- _Stated goal_: Set down the data below from its first line to the line holding "ax = fig.add_axes([60", inclusive; omit all pictures.
--- Begin Data shown ---
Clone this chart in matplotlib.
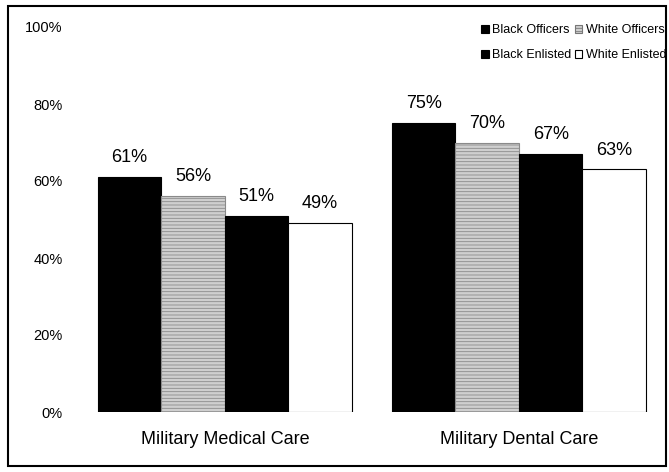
import matplotlib.pyplot as plt
from matplotlib.patches import Rectangle, Patch
import numpy as np

plt.rcParams['font.family'] = ['Liberation Sans', 'DejaVu Sans']
plt.rcParams['hatch.linewidth'] = 0.6

categories = ["Military Medical Care", "Military Dental Care"]
groups = ["Black Officers", "White Officers", "Black Enlisted", "White Enlisted"]
black_officers = [61, 75]
white_officers = [56, 70]
black_enlisted = [51, 67]
white_enlisted = [49, 63]
yticks = [0, 20, 40, 60, 80, 100]

series = [black_officers, white_officers, black_enlisted, white_enlisted]
faces = ["black", "#cfcfcf", "black", "white"]
hatches = [None, "-----", None, None]

W, H = 669, 472
fig = plt.figure(figsize=(W / 100, H / 100), dpi=100)
ax = fig.add_axes([60 / W, 60 / H, 600 / W, 385 / H])

x = np.arange(len(categories))
w = 0.216
for i, vals in enumerate(series):
    pos = x + (i - 1.5) * w
    bars = ax.bar(pos, vals, width=w, color=faces[i], edgecolor="black",
                  linewidth=0.8, hatch=hatches[i])
    if hatches[i]:
        for b in bars:
            b.set_edgecolor("#8a8a8a")
    for p, v in zip(pos, vals):
        ax.annotate(f"{v}%", (p, v), xytext=(0, 14), textcoords="offset points",
                    ha="center", va="center", fontsize=13)

ax.set_xlim(-0.561, 1.480)
ax.set_ylim(0, 100)
ax.set_yticks(yticks)
ax.set_yticklabels([f"{t}%" for t in yticks], fontsize=10.5)
ax.set_xticks(x)
ax.set_xticklabels(categories, fontsize=13)
ax.tick_params(axis="y", length=0, pad=-2)
ax.tick_params(axis="x", length=0, pad=14)
for s in ax.spines.values():
    s.set_visible(False)

handles = [Patch(facecolor=f, edgecolor="black" if h is None else "#777",
                 hatch=h, linewidth=0.8) for f, h in zip(faces, hatches)]
order = [0, 2, 1, 3]
fig.legend([handles[k] for k in order], [groups[k] for k in order],
           loc="upper left", bbox_to_anchor=(481 / W, 1 - 24 / H), ncol=2,
           frameon=False, fontsize=9, handlelength=0.6, handleheight=0.6,
           handletextpad=0.3, columnspacing=0.25, labelspacing=1.05,
           borderpad=0, borderaxespad=0)

fig.patches.append(Rectangle((8 / W, 6 / H), 658 / W, 460 / H, transform=fig.transFigure,
                             fill=False, edgecolor="black", linewidth=1.5))

fig.savefig("out.png", dpi=100)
--- End Data shown ---
- _Exercise response_:
Clone this chart in matplotlib.
import matplotlib.pyplot as plt
from matplotlib.patches import Rectangle, Patch
import numpy as np

plt.rcParams['font.family'] = ['Liberation Sans', 'DejaVu Sans']
plt.rcParams['hatch.linewidth'] = 0.6

categories = ["Military Medical Care", "Military Dental Care"]
groups = ["Black Officers", "White Officers", "Black Enlisted", "White Enlisted"]
black_officers = [61, 75]
white_officers = [56, 70]
black_enlisted = [51, 67]
white_enlisted = [49, 63]
yticks = [0, 20, 40, 60, 80, 100]

series = [black_officers, white_officers, black_enlisted, white_enlisted]
faces = ["black", "#cfcfcf", "black", "white"]
hatches = [None, "-----", None, None]

W, H = 669, 472
fig = plt.figure(figsize=(W / 100, H / 100), dpi=100)
ax = fig.add_axes([60 / W, 60 / H, 600 / W, 385 / H])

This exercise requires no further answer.